At that time, I remembered her, because she seemed to be the only person on the commission who had actually read our proposal. It was obvious from her questions.
Of the encounters I've since had with Sarah Palin, two that brought up her faith, have become important, in light of the possibility that she might someday soon be in charge of thousands of thermonuclear weapons.
In June 1997, both Palin and I had responsibilities at the graduation ceremony of a small group of Wasilla area home schoolers. I directed the Mat-Su College Community Band, which played music, and she gave the commencement address. It was held at her church, the Wasilla Assembly of God.
Palin had recently become Wasilla mayor, beating her earliest mentor, John Stein, the then-incumbent mayor. A large part of her campaign had been to enlist fundamentalist Christian groups, and invoke evangelical buzzwords into her talks and literature.
As the ceremony concluded, I bumped into her in a hall away from other people. I congratulated her on her victory, and took her aside to ask about her faith. Among other things, she declared that she was a young earth creationist, accepting both that the world was about 6,000-plus years old, and that humans and dinosaurs walked the earth at the same time.
I asked how she felt about the second coming and the end times. She responded that she fully believed that the signs of Jesus returning soon "during MY lifetime," were obvious. "I can see that, maybe you can't - but it guides me every day."

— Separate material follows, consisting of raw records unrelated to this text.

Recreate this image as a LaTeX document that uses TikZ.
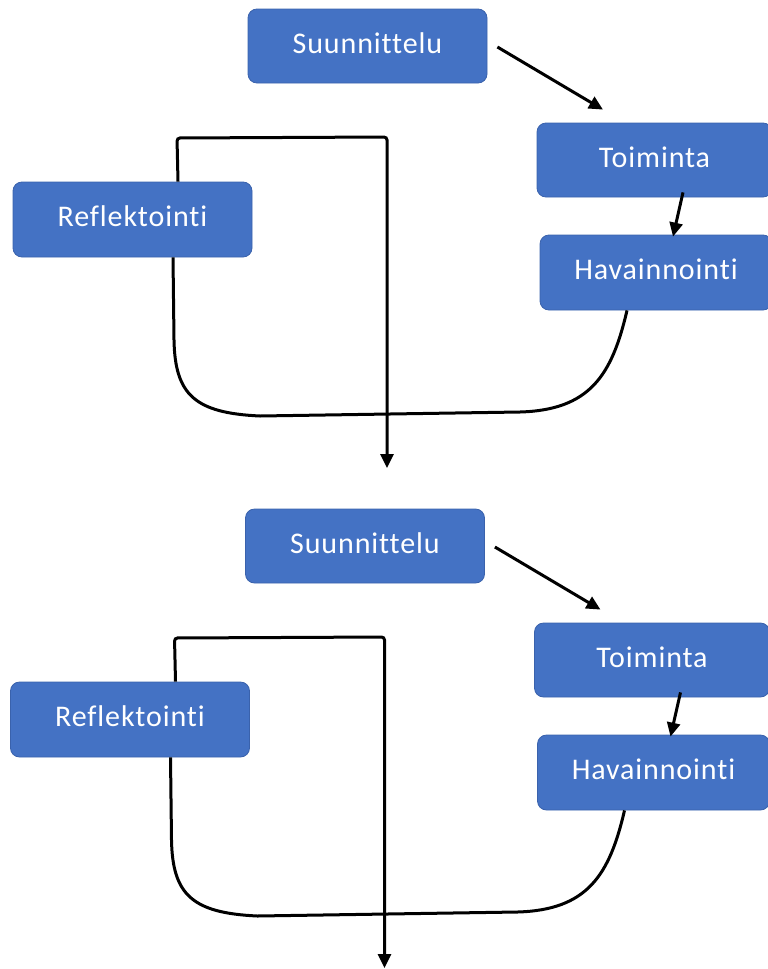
\documentclass[tikz,border=0pt]{standalone}
\usepackage{fontspec}
\setmainfont[Ligatures=NoCommon, LetterSpace=3]{Carlito}
\usetikzlibrary{arrows.meta,calc}
\definecolor{boxblue}{HTML}{4472C4}
\definecolor{boxedge}{HTML}{3A62AC}
\begin{document}
\begin{tikzpicture}[x=1pt,y=-1pt,
  procbox/.style={draw=boxedge, line width=0.8pt, fill=boxblue, rounded corners=9pt,
    text=white, font=\fontsize{30}{36}\selectfont, inner sep=0pt,
    text height=22pt, text depth=8pt},
  flow/.style={line width=3pt, black},
  tip/.style={-{Triangle[length=14pt,width=13pt]}}]
\useasboundingbox (0,0) rectangle (768,969);
\foreach \dx/\dy/\k in {0/0/a, -2.5/500/b} {
  \begin{scope}[shift={(\dx,\dy)}]
    \node[procbox, minimum width=239pt, minimum height=74pt] (sun\k) at (367.5,46) {Suunnittelu};
    \node[procbox, minimum width=235pt, minimum height=74pt] (toi\k) at (654.5,160) {Toiminta};
    \node[procbox, minimum width=232pt, minimum height=75pt] (hav\k) at (656,272.5) {Havainnointi};
    \node[procbox, minimum width=239pt, minimum height=75pt] (ref\k) at (132.5,219.5) {Reflektointi};
    \coordinate (end\k) at (387,468);
    \draw[flow, tip] ($(sun\k.east)+(10,1)$) -- ($(toi\k.north)+(-51.5,-13)$);
    \draw[flow, tip] ($(toi\k.south)+(28.5,-5)$) -- ($(hav\k.north)+(17,2)$);
    \draw[flow] ($(hav\k.south)+(-29,0)$) .. controls (612,375) and (590,410) .. (520,412)
      -- (260,416) .. controls (195,413) and (175,395) .. (174,340)
      -- ($(ref\k.south)+(40.5,0)$);
    \draw[flow, tip, rounded corners=3pt] ($(ref\k.north)+(45.5,0)$) -- (177,138) -- (387,137) -- (end\k);
  \end{scope}
}
\end{tikzpicture}
\end{document}
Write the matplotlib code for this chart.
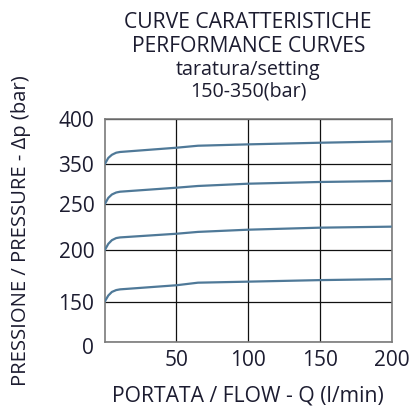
import numpy as np
import matplotlib
matplotlib.use("Agg")
import matplotlib.pyplot as plt
from matplotlib.ticker import FixedLocator

# --- data ---
flow = [0, 2.5, 5, 8, 10.7, 50, 65, 100, 150, 200]
p150 = [150, 156, 159.5, 161.3, 162, 166, 168.5, 169.5, 171, 172]
p200 = [200, 207, 211, 213.3, 214, 218, 220, 222.4, 224.6, 225.7]
p250 = [250, 266, 274.5, 279.5, 281.5, 291.5, 295.8, 301.5, 305.8, 308.3]
p350 = [350, 357, 360.5, 362.8, 363.6, 368.3, 370.5, 372, 373.8, 375.3]

y_ticks = [0, 150, 200, 250, 350, 400]
x_ticks = [50, 100, 150, 200]

# the chart's pressure axis is not linear: each gridline sits at its own height
y_pos = [0, 40, 91.4, 137.4, 177.4, 222.7]

def fwd(v):
    return np.interp(v, y_ticks, y_pos)

def inv(v):
    return np.interp(v, y_pos, y_ticks)

plt.rcParams['font.family'] = ['Open Sans', 'DejaVu Sans']
txt = '#1c1c30'
line_col = '#4f7998'

fig = plt.figure(figsize=(4.11, 4.08), dpi=100)
ax = fig.add_axes([104.7 / 411, (408 - 341.7) / 408, 287 / 411, 222.7 / 408])
ax.set_yscale('function', functions=(fwd, inv))

for p in [p150, p200, p250, p350]:
    ax.plot(flow, p, color=line_col, linewidth=1.6, solid_capstyle='butt', zorder=3)

ax.set_xlim(0, 200)
ax.set_ylim(0, 400)
ax.yaxis.set_major_locator(FixedLocator(y_ticks))
ax.xaxis.set_major_locator(FixedLocator(x_ticks))
ax.yaxis.set_minor_locator(FixedLocator([]))
# the "0" label sits a little below its gridline, drawn separately
ax.set_yticklabels([''] + [str(v) for v in y_ticks[1:]])
ax.set_xticklabels([str(v) for v in x_ticks])
ax.annotate(str(y_ticks[0]), xy=(0, y_ticks[0]), xycoords=('axes fraction', 'data'),
            xytext=(-10.5, -7), textcoords='offset pixels', ha='right', va='center',
            fontsize=15, color=txt)
ax.grid(True, color='#111111', linewidth=0.9)
ax.tick_params(length=0, labelsize=15, labelcolor=txt, pad=7.5)
ax.tick_params(axis='x', pad=6)
for s in ax.spines.values():
    s.set_color('#7a7a7a')
    s.set_linewidth(1.2)

ax.set_ylabel('PRESSIONE / PRESSURE - Δp (bar)', fontsize=14.6, color=txt, labelpad=20)
ax.set_xlabel('PORTATA / FLOW - Q (l/min)', fontsize=15.2, color=txt, labelpad=10.5)

fig.text(0.604, 1 - 22 / 408, 'CURVE CARATTERISTICHE', ha='center', va='center', fontsize=15.2, color=txt)
fig.text(0.604, 1 - 46 / 408, 'PERFORMANCE CURVES', ha='center', va='center', fontsize=15.2, color=txt)
fig.text(0.604, 1 - 70 / 408, 'taratura/setting', ha='center', va='center', fontsize=14.2, color=txt)
fig.text(0.604, 1 - 91 / 408, '150-350(bar)', ha='center', va='center', fontsize=14.2, color=txt)

fig.savefig('out.png', dpi=100)
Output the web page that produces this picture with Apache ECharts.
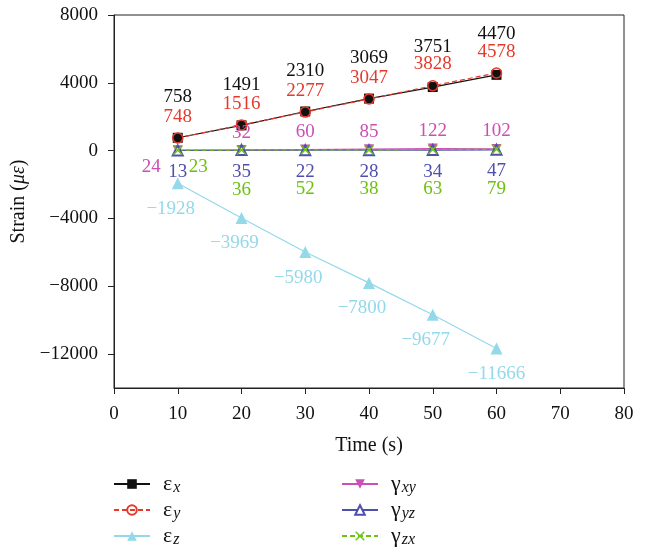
<!DOCTYPE html>
<html><head><meta charset="utf-8">
<script src="https://cdn.jsdelivr.net/npm/echarts@6/dist/echarts.min.js"></script>
<style>html,body{margin:0;padding:0;background:#fff}#c{width:649px;height:548px}</style>
</head><body><div id="c"></div>
<script>
var time = [10, 20, 30, 40, 50, 60];
var epsX = [758, 1491, 2310, 3069, 3751, 4470];
var epsY = [748, 1516, 2277, 3047, 3828, 4578];
var epsZ = [-1928, -3969, -5980, -7800, -9677, -11666];
var gamXY = [24, 32, 60, 85, 122, 102];
var gamYZ = [13, 35, 22, 28, 34, 47];
var gamZX = [23, 36, 52, 38, 63, 79];
var yTicks = [-12000, -8000, -4000, 0, 4000, 8000];
var seriesNames = ['ex', 'ey', 'ez', 'xy', 'yz', 'zx'];

var FONT = 'Liberation Serif';
function pts(ys){ return time.map(function(t,i){ return [t, ys[i]]; }); }
function minus(v){ return v<0 ? '\u2212'+Math.abs(v) : ''+v; }
var xPath = 'path://M1,0 L5,4 L9,0 L10,1 L6,5 L10,9 L9,10 L5,6 L1,10 L0,9 L4,5 L0,1 Z';

function lbl(color, pos, dist){
  return {show:true, position:pos, distance:dist, color:color, fontFamily:FONT, fontSize:19,
    formatter:function(p){ return minus(p.value[1]); }};
}
var C = {ex:'#111111', ey:'#e5392b', ez:'#93d9ea', xy:'#cc4fb5', yz:'#4f4fae', zx:'#6cc210'};

var epsZData = pts(epsZ).map(function(p,i){
  return {value:p, label:{offset:[i===5?0:-7, 0]}};
});
var xyData = pts(gamXY).map(function(p,i){
  return i===0 ? {value:p, label:{position:'left', distance:12, offset:[0,17]}} : {value:p};
});
var zxData = pts(gamZX).map(function(p,i){
  return i===0 ? {value:p, label:{position:'right', distance:6, offset:[0,17]}} : {value:p};
});
var yzData = pts(gamYZ);

var legRich = {
  g:{fontFamily:FONT, fontSize:22, color:'#111', lineHeight:22, padding:[0,0,0,8]},
  s:{fontFamily:FONT, fontSize:16, fontStyle:'italic', color:'#111', lineHeight:14, padding:[8,0,0,1]}
};
function legFmt(name){
  var m = {'ex':['ε','x'],'ey':['ε','y'],'ez':['ε','z'],'xy':['γ','xy'],'yz':['γ','yz'],'zx':['γ','zx']}[name];
  return '{g|' + m[0] + '}{s|' + m[1] + '}';
}
var legends = seriesNames.map(function(n, i){
  return {data:[n], left: i<3 ? 113 : 341, top: 472 + (i%3)*26, padding:0,
    itemWidth:36, itemHeight:12, formatter:legFmt, textStyle:{rich:legRich}};
});

var option = {
  animation:false,
  backgroundColor:'#fff',
  grid:{left:114, right:25, top:15, bottom:160, show:true, borderColor:'#222', borderWidth:1},
  xAxis:{
    type:'value', min:0, max:80, interval:10,
    name:'Time (s)', nameLocation:'middle', nameGap:48,
    nameTextStyle:{fontFamily:FONT, fontSize:20, color:'#111'},
    axisLine:{onZero:false, lineStyle:{color:'#222', width:1}},
    axisTick:{show:true, length:6, inside:false, lineStyle:{color:'#222'}},
    axisLabel:{fontFamily:FONT, fontSize:19, color:'#111', margin:17},
    splitLine:{show:false}
  },
  yAxis:{
    type:'value', min:-14000, max:8000,
    name:'{n|Strain (}{i|με}{n|)}', nameLocation:'middle', nameGap:80,
    nameTextStyle:{rich:{n:{fontFamily:FONT, fontSize:20, color:'#111'}, i:{fontFamily:FONT, fontSize:20, fontStyle:'italic', color:'#111'}}},
    axisLine:{show:true, onZero:false, lineStyle:{color:'#222', width:1}},
    axisTick:{show:true, length:6, customValues:yTicks, lineStyle:{color:'#222'}},
    axisLabel:{fontFamily:FONT, fontSize:19, color:'#111', margin:16, customValues:yTicks,
      formatter:function(v){ return minus(v); }},
    splitLine:{show:false}
  },
  legend:legends,
  series:[
    {name:'ex', type:'line', data:pts(epsX), symbol:'rect', symbolSize:10,
     itemStyle:{color:C.ex}, lineStyle:{color:C.ex, width:1.2},
     label:lbl(C.ex,'top',26)},
    {name:'ey', type:'line', data:pts(epsY), symbol:'circle', symbolSize:10,
     itemStyle:{color:'rgba(0,0,0,0)', borderColor:C.ey, borderWidth:1.6},
     lineStyle:{color:C.ey, width:1.2, type:[5,3]},
     label:lbl(C.ey,'top',6)},
    {name:'ez', type:'line', data:epsZData, symbol:'triangle', symbolSize:12,
     itemStyle:{color:C.ez}, lineStyle:{color:C.ez, width:1.2},
     label:lbl(C.ez,'bottom',10)},
    {name:'xy', type:'line', data:xyData, symbol:'triangle', symbolRotate:180, symbolSize:10,
     itemStyle:{color:C.xy}, lineStyle:{color:C.xy, width:1.2},
     label:lbl(C.xy,'top',3)},
    {name:'yz', type:'line', data:yzData, symbol:'emptyTriangle', symbolSize:10,
     itemStyle:{color:C.yz, borderWidth:1.2}, lineStyle:{color:C.yz, width:1.2},
     label:lbl(C.yz,'bottom',6)},
    {name:'zx', type:'line', data:zxData, symbol:xPath, symbolSize:10,
     itemStyle:{color:C.zx}, lineStyle:{color:C.zx, width:1.2, type:[5,3]},
     label:lbl(C.zx,'bottom',25)}
  ]
};
var chart = echarts.init(document.getElementById('c'), null, {renderer:'canvas'});
chart.setOption(option);
</script>
</body></html>
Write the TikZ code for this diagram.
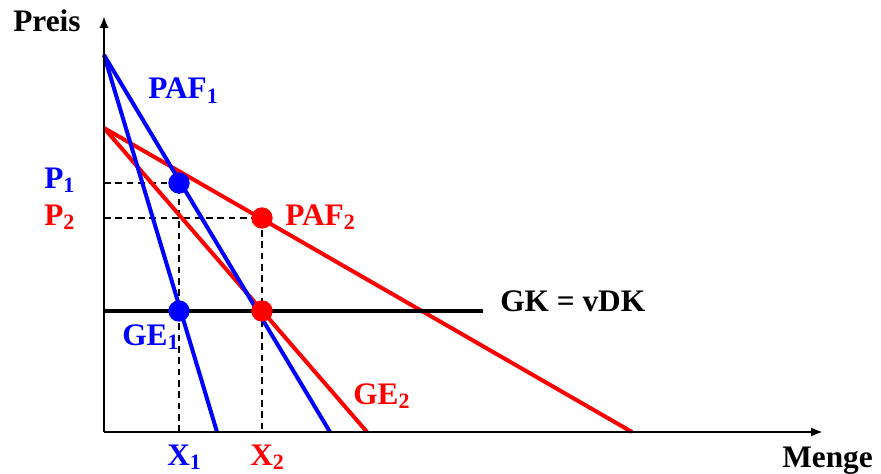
\documentclass[tikz,border=0pt]{standalone}
\usepackage{fontspec}
\setmainfont{Liberation Serif}
\usetikzlibrary{arrows.meta}
\definecolor{PafBlue}{RGB}{0,0,255}
\definecolor{PafRed}{RGB}{255,0,0}

\begin{document}
\begin{tikzpicture}[x=0.75pt,y=-0.75pt,
  every node/.style={font=\fontsize{23.5}{27}\selectfont\bfseries,inner sep=0pt,anchor=base west},
  axis/.style={line width=2.2pt,-{Latex[length=9pt,width=7pt]}},
  curve/.style={line width=3pt},
  guide/.style={line width=1.1pt,dash pattern=on 5pt off 3.5pt},
  dot/.style={circle,fill,minimum size=16pt,inner sep=0pt,anchor=center}]
  \useasboundingbox (0,0) rectangle (881,474);
  % axes
  \coordinate (O) at (104,432);
  \coordinate (ytop) at (104,16);
  \coordinate (xend) at (823,432);
  % curve end points
  \coordinate (Btop) at (104,55);
  \coordinate (Rtop) at (104,128);
  \coordinate (GEone) at (217,432);
  \coordinate (PAFone) at (330,432);
  \coordinate (GEtwo) at (367,432);
  \coordinate (PAFtwo) at (632,432);
  \coordinate (Pone) at (104,183);
  \coordinate (Ptwo) at (104,218);
  \coordinate (Xone) at (179,432);
  \coordinate (Xtwo) at (262,432);
  \coordinate (GKl) at (104,311);
  \coordinate (GKr) at (483,311);

  % dashed guides
  \draw[guide] (Pone) -- (179,183) -- (Xone);
  \draw[guide] (Ptwo) -- (262,218) -- (Xtwo);

  % lines
  \draw[curve,PafRed] (Rtop) -- (PAFtwo);
  \draw[curve,PafRed] (Rtop) -- (GEtwo);
  \draw[curve,PafBlue] (Btop) -- (GEone);
  \draw[curve,PafBlue] (Btop) -- (PAFone);
  \draw[curve,black] (GKl) -- (GKr);
  \draw[axis] (O) -- (ytop);
  \draw[axis] (O) -- (xend);

  % points
  \node[dot,PafBlue] (Aone) at (179,183) {};
  \node[dot,PafBlue] (Bone) at (179,311) {};
  \node[dot,PafRed] (Atwo) at (262,218) {};
  \node[dot,PafRed] (Btwo) at (262,311) {};

  % labels
  \node (preis) at (13,32) {Preis};
  \node (menge) at (782,467) {Menge};
  \node[PafBlue] (paf1) at (148,99) {PAF\textsubscript{1}};
  \node[PafRed] (paf2) at (285,225) {PAF\textsubscript{2}};
  \node[PafBlue] (p1) at (44,188) {P\textsubscript{1}};
  \node[PafRed] (p2) at (44,225) {P\textsubscript{2}};
  \node[PafBlue] (ge1) at (122,345) {GE\textsubscript{1}};
  \node[PafRed] (ge2) at (353,404) {GE\textsubscript{2}};
  \node[PafBlue] (x1) at (167,465) {X\textsubscript{1}};
  \node[PafRed] (x2) at (250,465) {X\textsubscript{2}};
  \node (gk) at (500,311) {GK = vDK};
\end{tikzpicture}
\end{document}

Our next discussion about religion was after she had switched to the less strict Wasilla Bible Church. She was speaking at, I was performing bugle, at a Veterans ceremony between Wasilla and Palmer. At this time, people were beginning to encourage her to run for Governor.
Once again, we found ourselves being able to talk privately. I reminded her of the earlier conversation, asking her if her views had changed. She was no longer "necessarily" a young earth creationist, she told me. But she strongly reiterated her belief that "The Lord is coming soon." I was trying to get her to tell me what she felt the signs were, when she had to move on.